→ Do this
Your task is to print every entry below exactly as given.

** BEGIN Supplied data **

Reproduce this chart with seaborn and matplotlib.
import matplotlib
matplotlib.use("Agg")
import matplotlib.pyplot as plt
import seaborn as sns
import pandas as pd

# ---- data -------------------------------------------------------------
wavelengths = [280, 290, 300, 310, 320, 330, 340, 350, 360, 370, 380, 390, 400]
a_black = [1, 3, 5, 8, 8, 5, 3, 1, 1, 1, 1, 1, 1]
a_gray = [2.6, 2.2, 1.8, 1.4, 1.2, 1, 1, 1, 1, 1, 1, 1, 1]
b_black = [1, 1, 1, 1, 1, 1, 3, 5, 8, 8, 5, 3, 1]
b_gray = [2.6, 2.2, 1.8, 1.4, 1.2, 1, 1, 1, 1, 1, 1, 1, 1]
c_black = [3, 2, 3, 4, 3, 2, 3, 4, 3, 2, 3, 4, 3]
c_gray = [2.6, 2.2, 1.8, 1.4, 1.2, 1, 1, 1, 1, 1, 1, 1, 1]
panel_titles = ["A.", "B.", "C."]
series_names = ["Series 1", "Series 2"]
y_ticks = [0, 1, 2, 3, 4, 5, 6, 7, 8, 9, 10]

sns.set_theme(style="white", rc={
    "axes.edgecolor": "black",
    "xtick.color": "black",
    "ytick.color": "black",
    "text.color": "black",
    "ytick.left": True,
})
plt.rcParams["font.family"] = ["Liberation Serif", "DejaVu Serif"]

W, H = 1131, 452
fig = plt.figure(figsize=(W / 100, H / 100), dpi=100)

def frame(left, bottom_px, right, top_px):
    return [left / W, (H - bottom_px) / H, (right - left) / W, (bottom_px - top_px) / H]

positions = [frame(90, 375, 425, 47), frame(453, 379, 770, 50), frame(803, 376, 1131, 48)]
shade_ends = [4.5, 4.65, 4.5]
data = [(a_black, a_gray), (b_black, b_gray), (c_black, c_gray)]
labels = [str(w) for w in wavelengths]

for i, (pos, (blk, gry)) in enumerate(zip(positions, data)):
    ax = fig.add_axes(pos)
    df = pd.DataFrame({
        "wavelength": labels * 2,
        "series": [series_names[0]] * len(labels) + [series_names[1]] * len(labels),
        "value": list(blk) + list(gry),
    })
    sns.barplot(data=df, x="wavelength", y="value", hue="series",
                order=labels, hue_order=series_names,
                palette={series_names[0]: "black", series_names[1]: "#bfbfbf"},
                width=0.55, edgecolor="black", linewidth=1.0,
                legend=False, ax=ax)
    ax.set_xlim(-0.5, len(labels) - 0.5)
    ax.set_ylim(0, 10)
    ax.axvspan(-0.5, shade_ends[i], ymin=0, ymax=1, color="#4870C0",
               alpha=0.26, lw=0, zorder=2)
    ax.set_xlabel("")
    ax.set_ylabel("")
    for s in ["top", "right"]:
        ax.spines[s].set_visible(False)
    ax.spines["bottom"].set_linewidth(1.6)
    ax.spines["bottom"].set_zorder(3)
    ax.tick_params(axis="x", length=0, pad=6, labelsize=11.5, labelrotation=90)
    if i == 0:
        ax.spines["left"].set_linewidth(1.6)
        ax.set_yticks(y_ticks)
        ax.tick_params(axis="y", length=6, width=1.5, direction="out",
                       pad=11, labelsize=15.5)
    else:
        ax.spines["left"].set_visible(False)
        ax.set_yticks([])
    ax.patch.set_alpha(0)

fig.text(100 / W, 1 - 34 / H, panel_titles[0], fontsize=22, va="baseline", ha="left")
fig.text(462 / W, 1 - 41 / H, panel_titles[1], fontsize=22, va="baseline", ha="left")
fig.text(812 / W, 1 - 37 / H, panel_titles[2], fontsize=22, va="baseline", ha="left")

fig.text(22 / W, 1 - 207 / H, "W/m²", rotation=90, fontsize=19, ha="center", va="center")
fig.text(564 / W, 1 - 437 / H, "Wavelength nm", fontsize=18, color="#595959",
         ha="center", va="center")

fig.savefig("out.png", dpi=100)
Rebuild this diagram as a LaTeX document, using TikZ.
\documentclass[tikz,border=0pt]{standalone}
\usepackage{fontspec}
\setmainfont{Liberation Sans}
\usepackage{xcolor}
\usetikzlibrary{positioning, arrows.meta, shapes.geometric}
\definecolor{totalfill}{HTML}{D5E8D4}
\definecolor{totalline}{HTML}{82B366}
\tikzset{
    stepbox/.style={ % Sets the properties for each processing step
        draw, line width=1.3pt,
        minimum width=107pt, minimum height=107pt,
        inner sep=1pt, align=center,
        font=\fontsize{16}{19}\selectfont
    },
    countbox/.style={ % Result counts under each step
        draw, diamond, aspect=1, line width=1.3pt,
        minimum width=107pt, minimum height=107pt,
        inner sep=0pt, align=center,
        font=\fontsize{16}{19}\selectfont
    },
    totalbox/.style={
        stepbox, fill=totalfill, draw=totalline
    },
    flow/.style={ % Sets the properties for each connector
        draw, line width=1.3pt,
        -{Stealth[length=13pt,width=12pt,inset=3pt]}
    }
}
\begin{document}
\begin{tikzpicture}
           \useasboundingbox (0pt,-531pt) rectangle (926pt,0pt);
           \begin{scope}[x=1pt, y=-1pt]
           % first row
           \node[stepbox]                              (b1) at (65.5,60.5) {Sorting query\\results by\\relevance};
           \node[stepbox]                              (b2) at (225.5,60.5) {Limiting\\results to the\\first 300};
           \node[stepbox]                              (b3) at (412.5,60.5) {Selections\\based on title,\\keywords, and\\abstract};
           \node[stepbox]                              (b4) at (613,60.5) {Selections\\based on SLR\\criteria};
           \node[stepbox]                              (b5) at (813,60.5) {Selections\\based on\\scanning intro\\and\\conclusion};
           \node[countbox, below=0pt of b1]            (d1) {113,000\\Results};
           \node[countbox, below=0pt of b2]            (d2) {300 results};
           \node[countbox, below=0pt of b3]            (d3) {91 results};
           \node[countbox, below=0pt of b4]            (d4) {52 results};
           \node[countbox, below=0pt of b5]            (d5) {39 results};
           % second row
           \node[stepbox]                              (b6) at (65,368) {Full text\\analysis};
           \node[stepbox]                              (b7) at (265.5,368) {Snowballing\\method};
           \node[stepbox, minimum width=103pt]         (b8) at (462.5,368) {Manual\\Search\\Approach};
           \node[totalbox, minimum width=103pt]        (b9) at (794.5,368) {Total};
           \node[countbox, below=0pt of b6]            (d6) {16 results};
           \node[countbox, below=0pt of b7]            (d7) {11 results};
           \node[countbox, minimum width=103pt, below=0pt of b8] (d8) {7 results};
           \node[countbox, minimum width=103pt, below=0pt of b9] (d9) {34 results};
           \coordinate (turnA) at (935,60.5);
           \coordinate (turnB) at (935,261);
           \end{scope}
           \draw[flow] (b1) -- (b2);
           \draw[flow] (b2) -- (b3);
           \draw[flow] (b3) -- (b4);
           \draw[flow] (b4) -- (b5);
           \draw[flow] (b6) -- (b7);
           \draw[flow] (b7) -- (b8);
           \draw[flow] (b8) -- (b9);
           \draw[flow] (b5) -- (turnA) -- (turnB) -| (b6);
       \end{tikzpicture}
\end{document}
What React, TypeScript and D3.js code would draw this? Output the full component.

** END Supplied data **

→ Written answer
Reproduce this chart with seaborn and matplotlib.
import matplotlib
matplotlib.use("Agg")
import matplotlib.pyplot as plt
import seaborn as sns
import pandas as pd

# ---- data -------------------------------------------------------------
wavelengths = [280, 290, 300, 310, 320, 330, 340, 350, 360, 370, 380, 390, 400]
a_black = [1, 3, 5, 8, 8, 5, 3, 1, 1, 1, 1, 1, 1]
a_gray = [2.6, 2.2, 1.8, 1.4, 1.2, 1, 1, 1, 1, 1, 1, 1, 1]
b_black = [1, 1, 1, 1, 1, 1, 3, 5, 8, 8, 5, 3, 1]
b_gray = [2.6, 2.2, 1.8, 1.4, 1.2, 1, 1, 1, 1, 1, 1, 1, 1]
c_black = [3, 2, 3, 4, 3, 2, 3, 4, 3, 2, 3, 4, 3]
c_gray = [2.6, 2.2, 1.8, 1.4, 1.2, 1, 1, 1, 1, 1, 1, 1, 1]
panel_titles = ["A.", "B.", "C."]
series_names = ["Series 1", "Series 2"]
y_ticks = [0, 1, 2, 3, 4, 5, 6, 7, 8, 9, 10]

sns.set_theme(style="white", rc={
    "axes.edgecolor": "black",
    "xtick.color": "black",
    "ytick.color": "black",
    "text.color": "black",
    "ytick.left": True,
})
plt.rcParams["font.family"] = ["Liberation Serif", "DejaVu Serif"]

W, H = 1131, 452
fig = plt.figure(figsize=(W / 100, H / 100), dpi=100)

def frame(left, bottom_px, right, top_px):
    return [left / W, (H - bottom_px) / H, (right - left) / W, (bottom_px - top_px) / H]

positions = [frame(90, 375, 425, 47), frame(453, 379, 770, 50), frame(803, 376, 1131, 48)]
shade_ends = [4.5, 4.65, 4.5]
data = [(a_black, a_gray), (b_black, b_gray), (c_black, c_gray)]
labels = [str(w) for w in wavelengths]

for i, (pos, (blk, gry)) in enumerate(zip(positions, data)):
    ax = fig.add_axes(pos)
    df = pd.DataFrame({
        "wavelength": labels * 2,
        "series": [series_names[0]] * len(labels) + [series_names[1]] * len(labels),
        "value": list(blk) + list(gry),
    })
    sns.barplot(data=df, x="wavelength", y="value", hue="series",
                order=labels, hue_order=series_names,
                palette={series_names[0]: "black", series_names[1]: "#bfbfbf"},
                width=0.55, edgecolor="black", linewidth=1.0,
                legend=False, ax=ax)
    ax.set_xlim(-0.5, len(labels) - 0.5)
    ax.set_ylim(0, 10)
    ax.axvspan(-0.5, shade_ends[i], ymin=0, ymax=1, color="#4870C0",
               alpha=0.26, lw=0, zorder=2)
    ax.set_xlabel("")
    ax.set_ylabel("")
    for s in ["top", "right"]:
        ax.spines[s].set_visible(False)
    ax.spines["bottom"].set_linewidth(1.6)
    ax.spines["bottom"].set_zorder(3)
    ax.tick_params(axis="x", length=0, pad=6, labelsize=11.5, labelrotation=90)
    if i == 0:
        ax.spines["left"].set_linewidth(1.6)
        ax.set_yticks(y_ticks)
        ax.tick_params(axis="y", length=6, width=1.5, direction="out",
                       pad=11, labelsize=15.5)
    else:
        ax.spines["left"].set_visible(False)
        ax.set_yticks([])
    ax.patch.set_alpha(0)

fig.text(100 / W, 1 - 34 / H, panel_titles[0], fontsize=22, va="baseline", ha="left")
fig.text(462 / W, 1 - 41 / H, panel_titles[1], fontsize=22, va="baseline", ha="left")
fig.text(812 / W, 1 - 37 / H, panel_titles[2], fontsize=22, va="baseline", ha="left")

fig.text(22 / W, 1 - 207 / H, "W/m²", rotation=90, fontsize=19, ha="center", va="center")
fig.text(564 / W, 1 - 437 / H, "Wavelength nm", fontsize=18, color="#595959",
         ha="center", va="center")

fig.savefig("out.png", dpi=100)
Rebuild this diagram as a LaTeX document, using TikZ.
\documentclass[tikz,border=0pt]{standalone}
\usepackage{fontspec}
\setmainfont{Liberation Sans}
\usepackage{xcolor}
\usetikzlibrary{positioning, arrows.meta, shapes.geometric}
\definecolor{totalfill}{HTML}{D5E8D4}
\definecolor{totalline}{HTML}{82B366}
\tikzset{
    stepbox/.style={ % Sets the properties for each processing step
        draw, line width=1.3pt,
        minimum width=107pt, minimum height=107pt,
        inner sep=1pt, align=center,
        font=\fontsize{16}{19}\selectfont
    },
    countbox/.style={ % Result counts under each step
        draw, diamond, aspect=1, line width=1.3pt,
        minimum width=107pt, minimum height=107pt,
        inner sep=0pt, align=center,
        font=\fontsize{16}{19}\selectfont
    },
    totalbox/.style={
        stepbox, fill=totalfill, draw=totalline
    },
    flow/.style={ % Sets the properties for each connector
        draw, line width=1.3pt,
        -{Stealth[length=13pt,width=12pt,inset=3pt]}
    }
}
\begin{document}
\begin{tikzpicture}
           \useasboundingbox (0pt,-531pt) rectangle (926pt,0pt);
           \begin{scope}[x=1pt, y=-1pt]
           % first row
           \node[stepbox]                              (b1) at (65.5,60.5) {Sorting query\\results by\\relevance};
           \node[stepbox]                              (b2) at (225.5,60.5) {Limiting\\results to the\\first 300};
           \node[stepbox]                              (b3) at (412.5,60.5) {Selections\\based on title,\\keywords, and\\abstract};
           \node[stepbox]                              (b4) at (613,60.5) {Selections\\based on SLR\\criteria};
           \node[stepbox]                              (b5) at (813,60.5) {Selections\\based on\\scanning intro\\and\\conclusion};
           \node[countbox, below=0pt of b1]            (d1) {113,000\\Results};
           \node[countbox, below=0pt of b2]            (d2) {300 results};
           \node[countbox, below=0pt of b3]            (d3) {91 results};
           \node[countbox, below=0pt of b4]            (d4) {52 results};
           \node[countbox, below=0pt of b5]            (d5) {39 results};
           % second row
           \node[stepbox]                              (b6) at (65,368) {Full text\\analysis};
           \node[stepbox]                              (b7) at (265.5,368) {Snowballing\\method};
           \node[stepbox, minimum width=103pt]         (b8) at (462.5,368) {Manual\\Search\\Approach};
           \node[totalbox, minimum width=103pt]        (b9) at (794.5,368) {Total};
           \node[countbox, below=0pt of b6]            (d6) {16 results};
           \node[countbox, below=0pt of b7]            (d7) {11 results};
           \node[countbox, minimum width=103pt, below=0pt of b8] (d8) {7 results};
           \node[countbox, minimum width=103pt, below=0pt of b9] (d9) {34 results};
           \coordinate (turnA) at (935,60.5);
           \coordinate (turnB) at (935,261);
           \end{scope}
           \draw[flow] (b1) -- (b2);
           \draw[flow] (b2) -- (b3);
           \draw[flow] (b3) -- (b4);
           \draw[flow] (b4) -- (b5);
           \draw[flow] (b6) -- (b7);
           \draw[flow] (b7) -- (b8);
           \draw[flow] (b8) -- (b9);
           \draw[flow] (b5) -- (turnA) -- (turnB) -| (b6);
       \end{tikzpicture}
\end{document}
What React, TypeScript and D3.js code would draw this? Output the full component.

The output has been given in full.